Develop an application that utilizes the designed processor, demonstrating its capabilities and practical use. The complexity and innovation of the application will impact your grading. Simple applications might include basic input/output handling, while more advanced applications could involve complex calculations or data processing.

Below are some example programs with its expected score:

- 1 pt Design a stopwatch using seven-segment LEDs as the display.
- 1 pt Convert a hexadecimal number to a decimal number and display on seven-segment LEDs.
- 1.5 pts Convert a hexadecimal number to its decimal and binary forms and display on LCD.
  - **2 pts** Input 3 2-D coordinates of A, B, and C. Determine which point, A or B, is closer to C using LCD as the display.

#### 8 Rubric

Your project will be evaluated based on the following criteria:

1. **Baseline Submission – 5 pts:** If your design successfully passes all provided test cases, you will earn 5 points. Please ensure that your source code is submitted to the server for verification and transparency. No in-person presentation is required. If you choose not to present your work, please indicate your consent in the Presentation sheet.
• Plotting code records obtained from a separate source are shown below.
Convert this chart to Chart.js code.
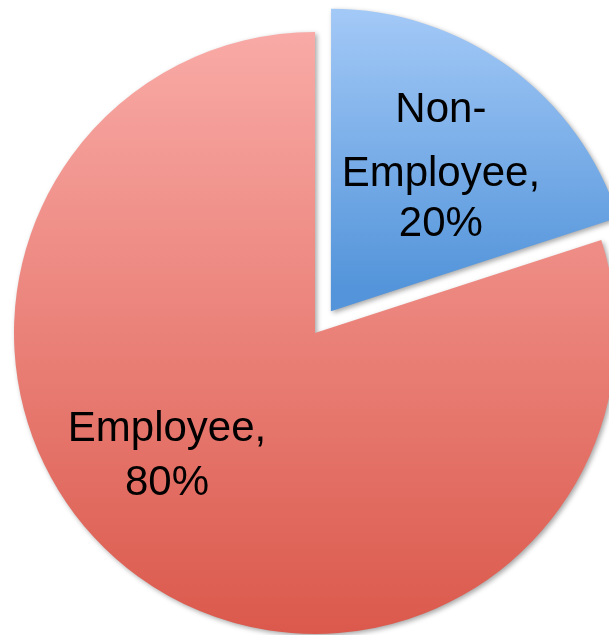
<!DOCTYPE html>
<html>
<head>
<meta charset="utf-8">
<script src="https://cdn.jsdelivr.net/npm/chart.js@4/dist/chart.umd.min.js"></script>
<style>
  html, body { margin: 0; padding: 0; background: #ffffff; overflow: hidden; width: 609px; height: 635px; }
  #wrap { position: absolute; left: 0; top: 0; width: 630px; height: 666px; }
</style>
</head>
<body>
<div id="wrap"><canvas id="c" width="630" height="666"></canvas></div>
<script>
// ---- data ----
const categories = ['Non-Employee', 'Employee'];
const values = [20, 80];

// ---- styles ----
const gradientStops = [
  ['#A9CDF9', '#5394DA'],   // Non-Employee: top -> bottom
  ['#F9AAA6', '#DB594C']    // Employee: top -> bottom
];
const sliceShift = [27, 0];            // visible explosion distance in px
const pieRadius = 301;
// label line positions (relative to each slice's apex), per category
const labelLayout = [
  { dx: 110, baselines: [-189, -125, -75] },
  { dx: -148, baselines: [108, 162] }
];

function labelLines(i) {
  const parts = categories[i].split(/(?<=-)/);
  parts[parts.length - 1] += ',';
  return parts.concat([values[i] + '%']);
}

function sliceFill(ctx) {
  const chart = ctx.chart;
  const area = chart.chartArea;
  const i = ctx.dataIndex;
  if (!area || i === undefined) return gradientStops[i || 0][0];
  const cy = (area.top + area.bottom) / 2;
  let top, bottom;
  if (i === 0) {
    const mid = -Math.PI / 2 + Math.PI * values[0] / (values[0] + values[1]);
    const sy = Math.sin(mid) * sliceShift[0];
    top = cy - pieRadius + sy; bottom = cy + sy;
  } else {
    top = cy - pieRadius; bottom = cy + pieRadius;
  }
  const g = chart.ctx.createLinearGradient(0, top, 0, bottom);
  g.addColorStop(0, gradientStops[i][0]);
  g.addColorStop(1, gradientStops[i][1]);
  return g;
}

const shadowPlugin = {
  id: 'sliceShadow',
  beforeDatasetsDraw(chart) {
    const c = chart.ctx;
    c.save();
    c.shadowColor = 'rgba(0,0,0,0.35)';
    c.shadowBlur = 5;
    c.shadowOffsetX = 2;
    c.shadowOffsetY = 2;
  },
  afterDatasetsDraw(chart) {
    chart.ctx.restore();
  }
};

const labelPlugin = {
  id: 'sliceLabels',
  afterDraw(chart) {
    const c = chart.ctx;
    const meta = chart.getDatasetMeta(0);
    c.save();
    c.font = '42px "Liberation Sans", Arial, sans-serif';
    c.fillStyle = '#000000';
    c.textAlign = 'center';
    c.textBaseline = 'alphabetic';
    meta.data.forEach((el, i) => {
      const mid = (el.startAngle + el.endAngle) / 2;
      const off = sliceShift[i];
      const ax = el.x + Math.cos(mid) * off;
      const ay = el.y + Math.sin(mid) * off;
      const lay = labelLayout[i];
      labelLines(i).forEach((t, k) => {
        c.fillText(t, ax + lay.dx, ay + lay.baselines[k]);
      });
    });
    c.restore();
  }
};

new Chart(document.getElementById('c'), {
  type: 'pie',
  data: {
    labels: categories,
    datasets: [{
      data: values,
      backgroundColor: sliceFill,
      borderWidth: 0,
      // Chart.js arc draws offset/4 as the actual shift
      offset: sliceShift.map(s => s * 4),
      hoverOffset: 0
    }]
  },
  options: {
    responsive: false,
    animation: false,
    radius: pieRadius,
    layout: { padding: 0 },
    plugins: {
      legend: { display: false },
      tooltip: { enabled: false }
    },
    events: []
  },
  plugins: [shadowPlugin, labelPlugin]
});
</script>
</body>
</html>
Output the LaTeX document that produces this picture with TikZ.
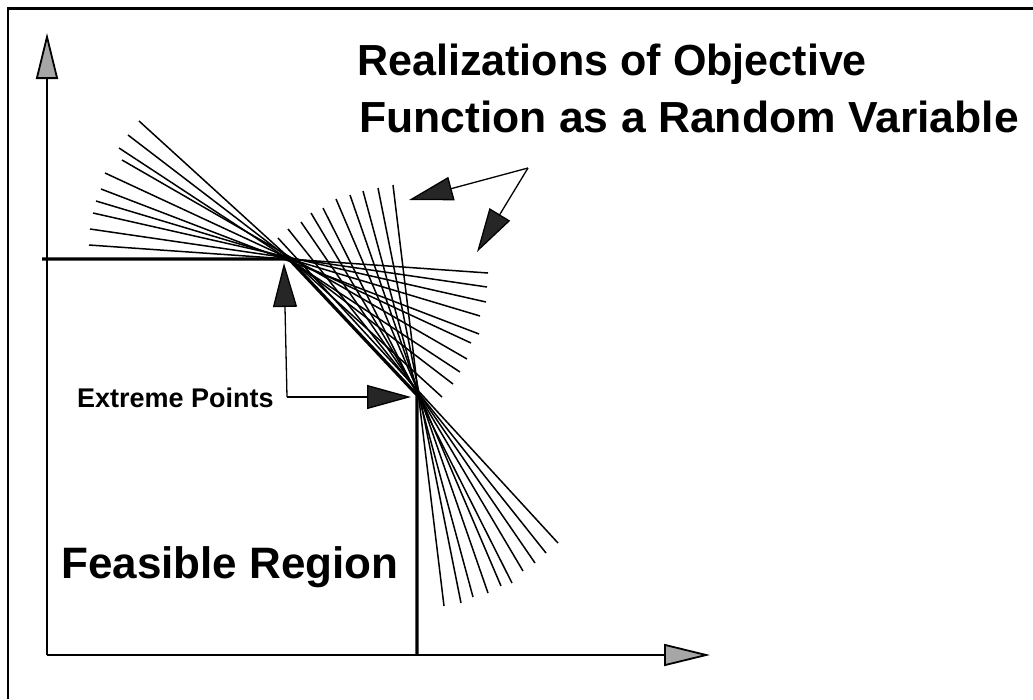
\documentclass[tikz,border=0pt]{standalone}
\usepackage{fontspec}
\setmainfont{Liberation Sans}
\usetikzlibrary{arrows.meta}
\begin{document}
\begin{tikzpicture}[x=1pt,y=-1pt,
  frame/.style={line width=2.5pt},
  bound/.style={line width=3.2pt},
  ray/.style={line width=1.5pt},
  pointer/.style={line width=1.3pt,-{Triangle[length=44pt,width=24pt,fill=black!85,line width=1.3pt]}},
  axisarrow/.style={line width=2pt,-{Triangle[length=46pt,width=22pt,fill=black!35,line width=1.8pt]}},
  lbl/.style={inner sep=0pt,anchor=base west}]
\useasboundingbox (0,0) rectangle (1033,699);
% frame
\draw[frame] (8,699) -- (8,8.5) -- (1033,8.5);
% axes
\coordinate (O) at (47,655);
\coordinate (ytip) at (47,33);
\coordinate (xtip) at (710,655);
\draw[axisarrow] (O) -- (ytip);
\draw[axisarrow] (O) -- (xtip);
% realizations through A
\foreach \la/\lb/\ra/\rb in {139/121/442/397, 128/135/453/384, 119/148/460/372,
  122/160/467/359, 105/173/471/343, 101/189/479/334, 96/201/480/316,
  93/213/486/302, 90/229/487/287, 89/245/488/273}
  \draw[ray] (\la,\lb) -- (\ra,\rb);
% realizations through B
\foreach \ua/\ub/\da/\db in {393/185/444/606, 378/188/461/603, 363/191/473/597,
  350/195/488/593, 336/199/501/586, 323/208/512/583, 311/213/523/571,
  301/222/535/563, 288/229/546/553, 278/238/558/543}
  \draw[ray] (\ua,\ub) -- (\da,\db);
% feasible region boundary
\coordinate (C0) at (42,259);
\coordinate (A) at (289,259);
\coordinate (B) at (417,395);
\coordinate (D) at (417,655);
\draw[bound] (C0) -- (A) -- (B) -- (D);
% labels
\node[lbl,font=\bfseries\fontsize{43.5}{50}\selectfont,xscale=0.99] (t1) at (357,75) {Realizations of Objective};
\node[lbl,font=\bfseries\fontsize{43.5}{50}\selectfont,xscale=1.022] (t2) at (359,132) {Function as a Random Variable};
\node[lbl,font=\bfseries\fontsize{44}{50}\selectfont] (feas) at (61,578) {Feasible Region};
\node[lbl,font=\bfseries\fontsize{27}{30}\selectfont] (ext) at (77,407) {Extreme Points};
% extreme point pointers
\coordinate (E) at (287,397);
\coordinate (Atip) at (284,263);
\coordinate (Btip) at (411,397);
\draw[pointer] (E) -- (Atip);
\draw[pointer] (E) -- (Btip);
% realization pointers
\coordinate (V) at (528,168);
\coordinate (T1) at (409,200);
\coordinate (T2) at (477,252);
\draw[pointer] (V) -- (T1);
\draw[pointer] (V) -- (T2);
\end{tikzpicture}
\end{document}
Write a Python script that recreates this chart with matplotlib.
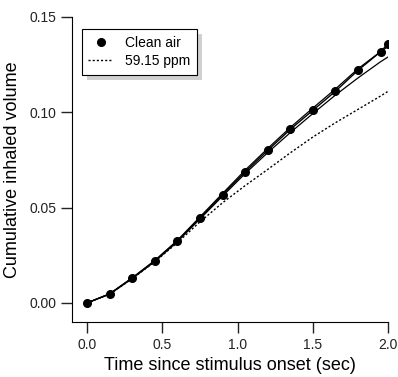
import numpy as np
import matplotlib
matplotlib.use("Agg")
from matplotlib import pyplot as plt
from matplotlib.patches import Rectangle
from matplotlib.lines import Line2D

plt.rcParams['font.family'] = ['Liberation Sans Narrow', 'Liberation Sans', 'DejaVu Sans']

# time points (sec)
t = [0.0, 0.15, 0.3, 0.45, 0.6, 0.75, 0.9, 1.05, 1.2, 1.35, 1.5, 1.65, 1.8, 1.95, 2.0]

# clean air (markers)
clean = [0.0, 0.0047, 0.013, 0.022, 0.0325, 0.0446, 0.0567, 0.0687, 0.080, 0.091,
         0.101, 0.111, 0.122, 0.1317, 0.136]
# thin solid lines around clean air
upper = [0.0, 0.0048, 0.0132, 0.0223, 0.0328, 0.0451, 0.0574, 0.0696, 0.0810, 0.0920,
         0.1022, 0.1122, 0.1228, 0.1318, 0.1345]
lower = [0.0, 0.0046, 0.0128, 0.0217, 0.0321, 0.0440, 0.0560, 0.0678, 0.0788, 0.0893,
         0.0993, 0.1090, 0.1180, 0.1265, 0.129]
# 59.15 ppm
ppm = [0.0, 0.0046, 0.0127, 0.0216, 0.0316, 0.0425, 0.0525, 0.0615, 0.0700, 0.0787,
       0.0870, 0.0945, 0.1015, 0.1085, 0.111]

fig = plt.figure(figsize=(3.98, 3.77), dpi=100)
ax = fig.add_axes([0.181, 0.146, 0.794, 0.809])

ax.plot(t, upper, color='black', lw=0.9)
ax.plot(t, lower, color='black', lw=0.9)
ax.plot(t, ppm, color='black', lw=1.0, linestyle=(0, (1.5, 1.5)))
ax.plot(t, clean, color='black', lw=1.0, marker='o', markersize=5.5)

ax.set_xlim(-0.1, 2.0)
ax.set_ylim(-0.01, 0.15)
ax.set_xticks([0.0, 0.5, 1.0, 1.5, 2.0])
ax.set_yticks([0.0, 0.05, 0.10, 0.15])
ax.set_xticklabels(['0.0', '0.5', '1.0', '1.5', '2.0'])
ax.set_yticklabels(['0.00', '0.05', '0.10', '0.15'])
ax.spines['top'].set_visible(False)
ax.spines['right'].set_visible(False)
ax.tick_params(direction='out', length=8, width=1, labelsize=10, colors='#222222')
ax.set_xlabel('Time since stimulus onset (sec)', fontsize=13, labelpad=4)
ax.set_ylabel('Cumulative inhaled volume', fontsize=13, labelpad=6)

# legend with gray drop shadow
handles = [Line2D([], [], color='black', marker='o', markersize=5.5, linestyle='none'),
           Line2D([], [], color='black', lw=1.0, linestyle=(0, (1.5, 1.5)))]
leg = ax.legend(handles, ['Clean air', '59.15 ppm'], loc='upper left',
                bbox_to_anchor=(0.03, 0.96), borderaxespad=0, fontsize=10,
                fancybox=False, edgecolor='black', framealpha=1, borderpad=0.5,
                handlelength=1.8, handletextpad=0.8, labelspacing=0.3)
leg.get_frame().set_linewidth(0.8)
leg.set_zorder(5)
fig.canvas.draw()
bb = leg.get_window_extent().transformed(fig.transFigure.inverted())
shadow = Rectangle((bb.x0 + 5 / 398, bb.y0 - 5 / 377), bb.width, bb.height,
                   transform=fig.transFigure, facecolor='#d0d0d0', edgecolor='none', zorder=4)
ax.add_artist(shadow)

fig.savefig('out.png', dpi=100)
- 2. **Demonstration 2 pts:** Students who choose to present their project will, additionally, receive up to 2 points. A successful demonstration entails synthesizing and implementing your RISC-V processor on the DE2 board, along with running a pre-prepared application on it. The complexity and innovation shown in your demonstration will directly influence your score.
- 3. **Technical Enquiries 2 pts:** Each group member will be asked a question related to the design and implementation of their project. Responses will be evaluated based on depth of understanding and clarity.
- 4. Advanced or Alternative Design 1 pts: For students who incorporate substantial modifications or enhancements to the baseline processor design, up to 1 additional point will be awarded. The assessment will be based on the innovation, complexity, and functionality of these improvements. It's recommended to implement alternative or advanced features early, as this effort will benefit you in Milestone 3.

#### 8.1 Report

A comprehensive project report must be submitted, detailing the design process, challenges faced, and solutions implemented. Refer to the report guidelines on Google Drive. The report should be clear and concise, with sections for introduction, methodology, results, and conclusions. Visual aids such as diagrams and charts are encouraged to illustrate key points.